AAG Benczkowski cited DOJ’s current policies that aim to provide guidance and better visibility into DOJ’s decisionmaking process, including the FCPA Corporate Enforcement Policy and the “anti-piling-on” policy. He also highlighted DOJ’s disclosure of its case declinations and the rationale behind those decisions, noting that the purpose is to convey to the public that DOJ will reward companies that voluntarily self-disclose, cooperate, and remediate.
He next referenced DOJ’s continued updating of certain key policies as evidence of the Department’s ongoing effort to promote transparency and to ensure that its policies are comprehensive and current. For example, AAG Benczkowski cited (1) the recent update of the Criminal Division guidance memorandum on the selection of corporate monitors, and (2) the extension of “the principles of the Corporate Enforcement Policy to situations where misconduct is uncovered through due diligence in the context of a merger or acquisition or, in appropriate instances, through post-acquisition audits or compliance integration efforts.” With respect to the latter policy, he commented that applying it to the “M&A context avoids chilling acquisition activity by law-abiding companies, who might otherwise walk away from worthwhile investments due to the risk of FCPA enforcement.”

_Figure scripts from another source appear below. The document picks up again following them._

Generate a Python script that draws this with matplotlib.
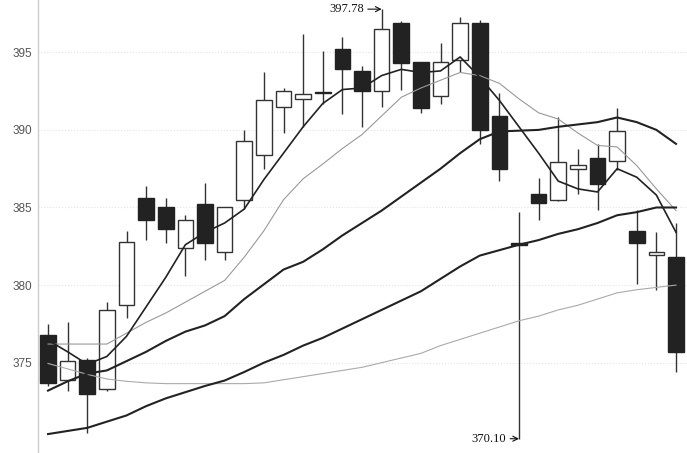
import matplotlib
matplotlib.use("Agg")
import matplotlib.pyplot as plt
import numpy as np

# ---- data ----
opens = [376.8, 373.9, 375.2, 373.3, 378.7, 385.6, 385.0, 382.4, 385.2, 382.1,
         385.5, 388.4, 391.5, 392.0, 392.45, 395.2, 393.8, 392.5, 396.9, 394.4,
         392.2, 394.5, 396.9, 390.9, 382.7, 385.9, 385.5, 387.45, 388.2, 388.0,
         383.5, 381.95, 381.8]
closes = [373.7, 375.1, 373.0, 378.4, 382.8, 384.2, 383.6, 384.2, 382.7, 385.0,
          389.3, 391.9, 392.5, 392.3, 392.35, 393.9, 392.5, 396.5, 394.3, 391.4,
          394.4, 396.9, 390.0, 387.5, 382.6, 385.3, 387.9, 387.75, 386.5, 389.9,
          382.7, 382.15, 375.7]
highs = [377.5, 377.6, 375.3, 378.9, 383.5, 386.4, 385.6, 384.5, 386.6, 385.0,
         390.0, 393.7, 392.7, 396.2, 395.1, 396.0, 394.1, 397.78, 397.0, 394.4,
         395.6, 397.3, 397.1, 392.4, 384.7, 386.9, 390.8, 388.8, 389.1, 391.4,
         384.85, 383.4, 384.0]
lows = [373.5, 373.2, 370.5, 373.2, 377.9, 382.9, 382.7, 380.6, 381.6, 381.6,
        384.9, 387.5, 389.8, 390.2, 391.7, 391.0, 390.2, 391.5, 392.6, 391.1,
        391.7, 393.7, 389.1, 386.7, 370.10, 384.2, 385.4, 385.9, 384.85, 387.4,
        380.1, 379.7, 374.4]

ma5 = [376.45, 375.7, 374.9, 375.4, 376.7, 378.6, 380.5, 382.6, 383.4, 384.0,
       384.9, 386.8, 388.5, 390.2, 391.7, 392.6, 392.7, 393.5, 393.9, 393.7,
       393.8, 394.7, 393.4, 391.9, 390.2, 388.5, 386.7, 386.2, 386.0, 387.5,
       386.95, 385.8, 383.4]
ma10 = [376.2, 376.2, 376.2, 376.2, 376.9, 377.6, 378.2, 378.9, 379.6, 380.3,
        381.8, 383.5, 385.5, 386.85, 387.8, 388.8, 389.7, 390.9, 392.1, 392.7,
        393.2, 393.7, 393.5, 393.0, 392.0, 391.1, 390.7, 389.8, 389.0, 388.9,
        387.7, 386.2, 384.8]
ma20 = [373.2, 373.8, 374.3, 374.5, 375.1, 375.7, 376.4, 377.0, 377.4, 378.0,
        379.1, 380.05, 381.0, 381.5, 382.3, 383.2, 384.0, 384.8, 385.7, 386.6,
        387.5, 388.5, 389.4, 389.9, 389.95, 390.0, 390.2, 390.35, 390.5, 390.8,
        390.5, 390.0, 389.1]
ma30 = [370.4, 370.6, 370.8, 371.2, 371.6, 372.2, 372.7, 373.1, 373.5, 373.85,
        374.4, 375.0, 375.5, 376.1, 376.6, 377.2, 377.8, 378.4, 379.0, 379.6,
        380.4, 381.2, 381.9, 382.25, 382.6, 382.9, 383.3, 383.6, 384.0, 384.5,
        384.7, 385.0, 385.0]
ma60 = [374.95, 374.6, 374.25, 373.95, 373.8, 373.7, 373.65, 373.65, 373.65, 373.65,
        373.65, 373.7, 373.9, 374.1, 374.3, 374.5, 374.7, 375.0, 375.3, 375.6,
        376.1, 376.5, 376.9, 377.3, 377.7, 378.0, 378.4, 378.7, 379.1, 379.5,
        379.7, 379.85, 380.0]

y_ticks = [375, 380, 385, 390, 395]
max_label = "397.78"
min_label = "370.10"

# ---- figure ----
fig = plt.figure(figsize=(6.87, 4.53), dpi=100)
ax = fig.add_axes([38 / 687, 0, 1 - 38 / 687, 1])

x = np.arange(len(opens))
o = np.array(opens); c = np.array(closes)
h = np.array(highs); l = np.array(lows)
up = c >= o
dark = "#222222"

ax.vlines(x, l, h, color="#333333", linewidth=1.0, zorder=2)
bottoms = np.minimum(o, c)
heights = np.maximum(np.abs(c - o), 0.08)
ax.bar(x[up], heights[up], bottom=bottoms[up], width=0.8,
       facecolor="white", edgecolor="#333333", linewidth=1.0, zorder=3)
ax.bar(x[~up], heights[~up], bottom=bottoms[~up], width=0.8,
       facecolor=dark, edgecolor=dark, linewidth=1.0, zorder=3)

ax.plot(x, ma60, color="#aaaaaa", linewidth=0.8, zorder=4)
ax.plot(x, ma10, color="#999999", linewidth=0.8, zorder=4)
ax.plot(x, ma30, color="#222222", linewidth=1.5, zorder=4)
ax.plot(x, ma20, color="#222222", linewidth=1.5, zorder=4)
ax.plot(x, ma5, color="#222222", linewidth=1.2, zorder=4)

imax = int(np.argmax(h)); imin = int(np.argmin(l))
ann_font = dict(family="Liberation Serif", size=9, color="#111111")
ax.annotate(max_label, xy=(imax, h[imax]), xytext=(-18, 0),
            textcoords="offset pixels", ha="right", va="center",
            arrowprops=dict(arrowstyle="->", color="#111111", lw=0.8,
                            shrinkA=1, shrinkB=0), **ann_font)
ax.annotate(min_label, xy=(imin, l[imin]), xytext=(-13, 0),
            textcoords="offset pixels", ha="right", va="center",
            arrowprops=dict(arrowstyle="->", color="#111111", lw=0.8,
                            shrinkA=1, shrinkB=0), **ann_font)

ax.set_xlim(-0.51, 32.56)
ax.set_ylim(369.18, 398.37)
ax.set_yticks(y_ticks)
ax.set_yticklabels([str(v) for v in y_ticks], family="Liberation Sans",
                   fontsize=8.5, color="#555555")
ax.tick_params(axis="y", length=0, pad=4)
ax.set_xticks([])
ax.grid(axis="y", color="#e4e4e4", linestyle=":", linewidth=0.8)
ax.set_axisbelow(True)
for s in ["top", "right", "bottom"]:
    ax.spines[s].set_visible(False)
ax.spines["left"].set_color("#cccccc")
ax.spines["left"].set_linewidth(1.0)

fig.savefig("out.png", dpi=100)
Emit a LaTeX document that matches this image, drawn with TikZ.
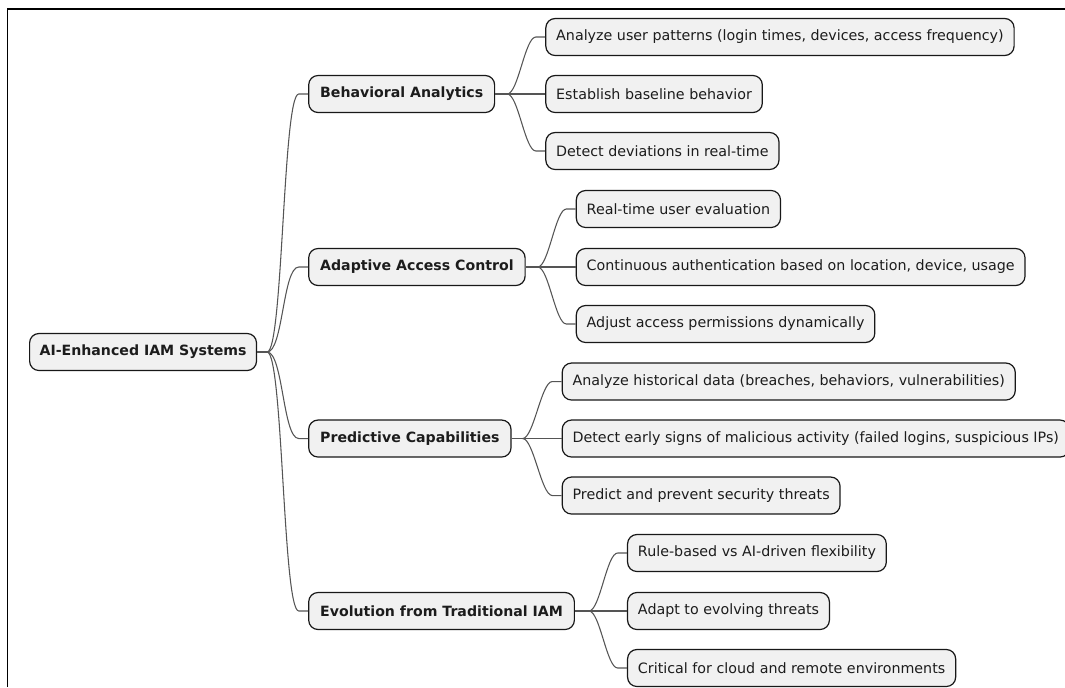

AAG Benczkowski announced that, in addition to policy updates, the DOJ Criminal Division will host the first of what is anticipated to be an annual training program for white collar prosecutors, which will focus on how prosecutors should evaluate the effectiveness of corporate compliance programs. Through this training, DOJ hopes to further promote consistency in the exercise of prosecutorial discretion.
Invoking DOJ’s continued efforts to foster transparency, AAG Benczkowski encouraged companies to voluntarily self-disclose, take steps to prevent misconduct through compliance programs, and implement remedial measures when misconduct is detected. According to AAG Benczkowski, if companies commit to this approach, they can expect a “fair shake” from DOJ. To support this position, he cited to DOJ’s recent decision not to prosecute a multinational IT services corporation—even though C-suite executives were involved (the former president and former chief legal officer)—where the company self-disclosed the illegal conduct quickly, allowing DOJ to identify and charge the culpable individuals. In its declination letter, DOJ noted several factors for the decision, including the thoroughness of the company’s internal investigation; the proactive and ongoing nature of its cooperation with the government; the effectiveness of its preexisting compliance program; and the company’s willingness to remediate fully and disgorge its entire cost savings from the illegal conduct.
AAG Benczkowski’s remarks reinforce the importance of maintaining effective compliance programs: to prevent and detect misconduct; to avoid government investigations; and to mitigate their impact should they ensue. Additionally, his comments reflect DOJ’s continued emphasis on rewarding corporate entities engaged in efforts to develop strong compliance programs and report and correct misconduct, including a presumption of declination for those entities that voluntarily self-disclose, cooperate fully, and remediate.